FPGA SSN vs Crosstalk
FPGA signal integrity · Applications

How symptoms present by application

The same physics shows up differently depending on whether the FPGA is driving a wide bus, memory, clocks, mixed-signal circuitry, serial links, or slow control I/O.

Wide parallel LVCMOS buses

SSN: worst case. Many same-bank outputs switch on one edge; intermittent bit errors, false input transitions, corrupted strobes, or bank-wide noise.

Crosstalk: adjacent bus lines inject pattern-dependent errors; physical bit order matters.

Memory interfaces

SSN: bursts cause supply bounce; DQS/clock/strobe margin shrinks; failures vary with voltage, temperature, and traffic.

Crosstalk: DQ-to-DQ, DQ-to-DQS, or clock-to-data coupling causes eye closure or lane-specific errors.

Clocks, resets, interrupts

SSN: a quiet input near a noisy bank sees false threshold crossings during large switching events.

Crosstalk: nearby fast edges inject narrow pulses into high-impedance or asynchronous victims.

Mixed-signal systems

SSN: output bursts modulate PLL jitter, ADC code noise, DAC spurs, or analog ground references.

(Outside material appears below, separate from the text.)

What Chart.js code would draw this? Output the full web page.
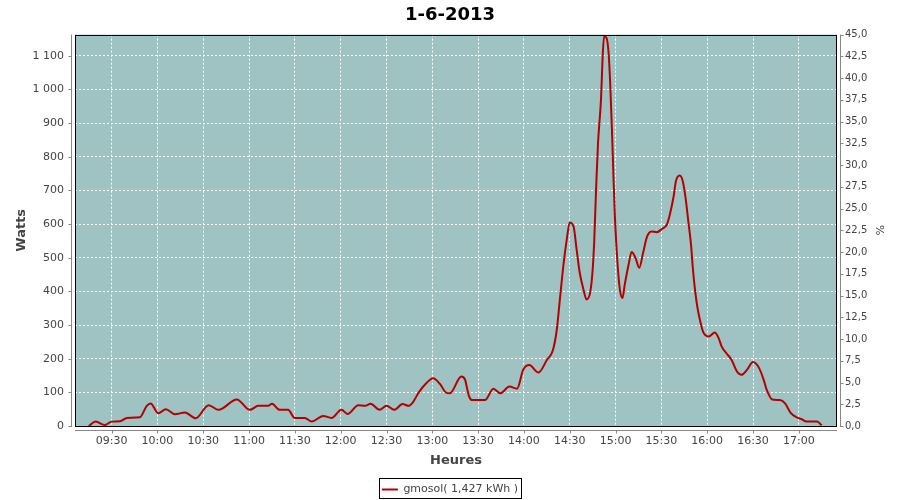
<!DOCTYPE html>
<html>
<head>
<meta charset="utf-8">
<script src="https://cdn.jsdelivr.net/npm/chart.js@4"></script>
<style>
  body { margin: 0; background: #fff; }
  #chart { display: block; }
</style>
</head>
<body>
<canvas id="chart" width="900" height="500"></canvas>
<script>
// minutes since midnight / watts
const minutes = [
  555, 559.5, 565.5, 570, 575.5, 580, 588.5, 593, 595.5, 600.5,
  605.5, 611.5, 618, 625, 633.5, 640, 652, 660.5, 666, 672.5,
  675, 680, 685.5, 690, 696.5, 701, 708.5, 714, 720.5, 724.5,
  731.5, 736, 739.5, 745.5, 750, 755, 760.5, 764.5, 767.5, 771,
  776, 780.5, 785, 789, 791.5, 799, 801.5, 802.5, 804, 806,
  814.5, 820, 824.5, 830.5, 835.5, 839.5, 843.5, 849.5, 855, 859,
  861.5, 863.5, 866, 868, 870, 872.5, 874.5, 876.5, 879, 881,
  883.5, 885, 886, 886.5, 887.5, 888.5, 890.5, 891.5, 892.5, 894,
  895.5, 896.5, 897.5, 898.5, 899.5, 900.5, 902, 903, 904.5, 906,
  908.5, 910.5, 913, 915.5, 918, 920.5, 923.5, 927, 930.5, 933.5,
  935.5, 938, 939.5, 942, 944, 946, 947.5, 949.5, 950.5, 952,
  953.5, 955.5, 957.5, 961, 965, 967.5, 969.5, 973, 976, 979.5,
  982.5, 986, 990, 994, 997, 999, 1002.5, 1007.5, 1011, 1014.5,
  1018.5, 1022, 1025, 1032, 1035
];
const watts = [
  0, 13, 3, 13, 14, 24, 26, 60, 67, 38,
  50, 35, 40, 23, 62, 48, 79, 48, 60, 60,
  66, 48, 48, 24, 24, 13, 30, 24, 48, 36,
  62, 60, 66, 48, 60, 48, 65, 60, 72, 99,
  127, 142, 125, 99, 97, 147, 137, 117, 89, 77,
  77, 111, 97, 117, 111, 167, 181, 159, 196, 226,
  286, 375, 484, 553, 605, 593, 524, 456, 405, 376,
  400, 465, 548, 610, 735, 840, 975, 1094, 1158, 1154,
  1104, 1015, 896, 757, 628, 539, 440, 400, 380, 420,
  479, 517, 500, 470, 514, 561, 578, 576, 586, 598,
  628, 682, 727, 744, 727, 672, 613, 534, 474, 405,
  355, 310, 278, 266, 278, 261, 236, 214, 196, 162,
  152, 167, 190, 172, 137, 107, 79, 77, 67, 40,
  26, 20, 13, 13, 2
];

const seriesLabel = 'gmosol( 1,427 kWh )';
const titleText = '1-6-2013';
const xMin = 546, xMax = 1045;   // 09:06 .. 17:25
const wattsMax = 1163;
const pctMax = 45;

const points = minutes.map((m, i) => ({ x: m, y: watts[i] }));

function hhmm(v) {
  const h = Math.floor(v / 60), m = Math.round(v % 60);
  return String(h).padStart(2, '0') + ':' + String(m).padStart(2, '0');
}
function spaced(v) {
  return String(v).replace(/\B(?=(\d{3})+(?!\d))/g, ' ');
}
function keepMultiples(step) {
  return function(scale) {
    scale.ticks = scale.ticks.filter(t => Math.abs(t.value / step - Math.round(t.value / step)) < 1e-6);
  };
}

const tickFont = { family: 'DejaVu Sans', size: 11 };
const tickColor = '#444444';
const axisGray = '#888888';

// plot background + frame + offset axis lines
const plotDecor = {
  id: 'plotDecor',
  beforeDraw(chart) {
    const a = chart.chartArea, ctx = chart.ctx;
    ctx.save();
    ctx.fillStyle = '#9ec3c2';
    ctx.fillRect(a.left, a.top, a.right - a.left, a.bottom - a.top);
    ctx.restore();
  },
  afterDatasetsDraw(chart) {
    const a = chart.chartArea, ctx = chart.ctx;
    ctx.save();
    ctx.strokeStyle = '#000';
    ctx.lineWidth = 1;
    ctx.strokeRect(Math.round(a.left) + 0.5, Math.round(a.top) + 0.5,
      Math.round(a.right - a.left) - 1, Math.round(a.bottom - a.top));
    ctx.restore();
  },
  afterDraw(chart) {
    const a = chart.chartArea, ctx = chart.ctx;
    const sx = chart.scales.x, sy = chart.scales.y, sy2 = chart.scales.y2;
    ctx.save();
    ctx.strokeStyle = axisGray;
    ctx.lineWidth = 1;
    ctx.beginPath();
    // left axis
    const lx = Math.round(a.left) - 3.5;
    ctx.moveTo(lx, a.top); ctx.lineTo(lx, a.bottom + 1);
    sy.ticks.forEach(t => {
      const y = Math.round(sy.getPixelForValue(t.value)) + 0.5;
      ctx.moveTo(lx - 3, y); ctx.lineTo(lx, y);
    });
    // right axis
    const rx = Math.round(a.right) + 3.5;
    ctx.moveTo(rx, a.top); ctx.lineTo(rx, a.bottom + 1);
    sy2.ticks.forEach(t => {
      const y = Math.round(sy2.getPixelForValue(t.value)) + 0.5;
      ctx.moveTo(rx, y); ctx.lineTo(rx + 3, y);
    });
    // bottom axis
    const by = Math.round(a.bottom) + 4.5;
    ctx.moveTo(a.left, by); ctx.lineTo(a.right, by);
    sx.ticks.forEach(t => {
      const x = Math.round(sx.getPixelForValue(t.value)) + 0.5;
      ctx.moveTo(x, by); ctx.lineTo(x, by + 3);
    });
    ctx.stroke();

    // legend frame
    const box = chart.legend && chart.legend.legendHitBoxes[0];
    if (box) {
      ctx.strokeStyle = '#000';
      ctx.strokeRect(Math.round(box.left) - 2.5, Math.round(box.top) - 5.5,
        Math.round(box.width) + 6, Math.round(box.height) + 9);
    }
    ctx.restore();
  }
};

new Chart(document.getElementById('chart'), {
  type: 'line',
  data: {
    datasets: [{
      label: seriesLabel,
      data: points,
      borderColor: '#b40000',
      backgroundColor: '#b40000',
      borderWidth: 2,
      pointRadius: 0,
      cubicInterpolationMode: 'monotone',
      fill: false,
      yAxisID: 'y'
    }]
  },
  options: {
    responsive: false,
    animation: false,
    layout: { padding: { left: 0, right: 0, top: 0, bottom: -5 } },
    plugins: {
      title: {
        display: true,
        text: titleText,
        color: '#000',
        font: { family: 'DejaVu Sans', size: 18, weight: 'bold' },
        padding: { top: 5, bottom: 8 }
      },
      legend: {
        position: 'bottom',
        labels: {
          usePointStyle: true,
          pointStyle: 'line',
          pointStyleWidth: 16,
          color: tickColor,
          font: tickFont,
          padding: 6
        }
      },
      tooltip: { enabled: false }
    },
    scales: {
      x: {
        type: 'linear',
        min: xMin,
        max: xMax,
        afterBuildTicks: keepMultiples(30),
        afterFit(scale) { scale.height = 52; },
        ticks: {
          stepSize: 30,
          includeBounds: false,
          padding: 9,
          color: tickColor,
          font: tickFont,
          maxRotation: 0,
          autoSkip: false,
          callback: v => hhmm(v)
        },
        grid: { color: '#ffffff', lineWidth: 1, drawTicks: false, borderDash: [2, 2] },
        border: { display: false, dash: [2, 2] },
        title: {
          display: true,
          text: 'Heures',
          color: tickColor,
          font: { family: 'DejaVu Sans', size: 13, weight: 'bold' },
          padding: { top: 0, bottom: 10 }
        }
      },
      y: {
        position: 'left',
        min: 0,
        max: wattsMax,
        afterBuildTicks: keepMultiples(100),
        afterFit(scale) { scale.width = 75; },
        ticks: {
          stepSize: 100,
          includeBounds: false,
          padding: 11,
          color: tickColor,
          font: tickFont,
          callback: v => spaced(v)
        },
        grid: { color: '#ffffff', lineWidth: 1, drawTicks: false, borderDash: [2, 2] },
        border: { display: false, dash: [2, 2] },
        title: {
          display: true,
          text: 'Watts',
          color: tickColor,
          font: { family: 'DejaVu Sans', size: 13, weight: 'bold' },
          padding: { top: 14, bottom: 0 }
        }
      },
      y2: {
        position: 'right',
        display: true,
        min: 0,
        max: pctMax,
        afterFit(scale) { scale.width = 63; },
        ticks: {
          stepSize: 2.5,
          padding: 8,
          color: tickColor,
          font: { family: 'DejaVu Sans', size: 10 },
          callback: v => v.toFixed(1).replace('.', ',')
        },
        grid: { display: false, drawTicks: false },
        border: { display: false },
        title: {
          display: true,
          text: '%',
          color: tickColor,
          font: { family: 'DejaVu Sans', size: 11 },
          padding: { top: 15, bottom: 0 }
        }
      }
    }
  },
  plugins: [plotDecor]
});
</script>
</body>
</html>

Crosstalk: specific digital nets couple into analog traces; spur frequency tracks aggressor activity.

High-speed serial

SSN: usually lower than wide LVCMOS, but supply noise can still add jitter.

Crosstalk: pair-to-pair or connector/cable coupling appears as eye closure, deterministic jitter, or lane-specific BER.

Slow industrial/control I/O

SSN: rare until many outputs switch loads together or thresholds are marginal.

Crosstalk: long parallel cables and high-impedance inputs pick up pulses; termination/filtering/spacing usually helps.

Sources: Microchip AN4848; AMD/Xilinx XAPP689; Altium, “Is it Simultaneous Switching Noise or Crosstalk?”; UBC, “Crosstalk-Aware Routing in FPGAs”; Design & Reuse, “How to reduce simultaneous switching output noise with a stand-alone SerDes.”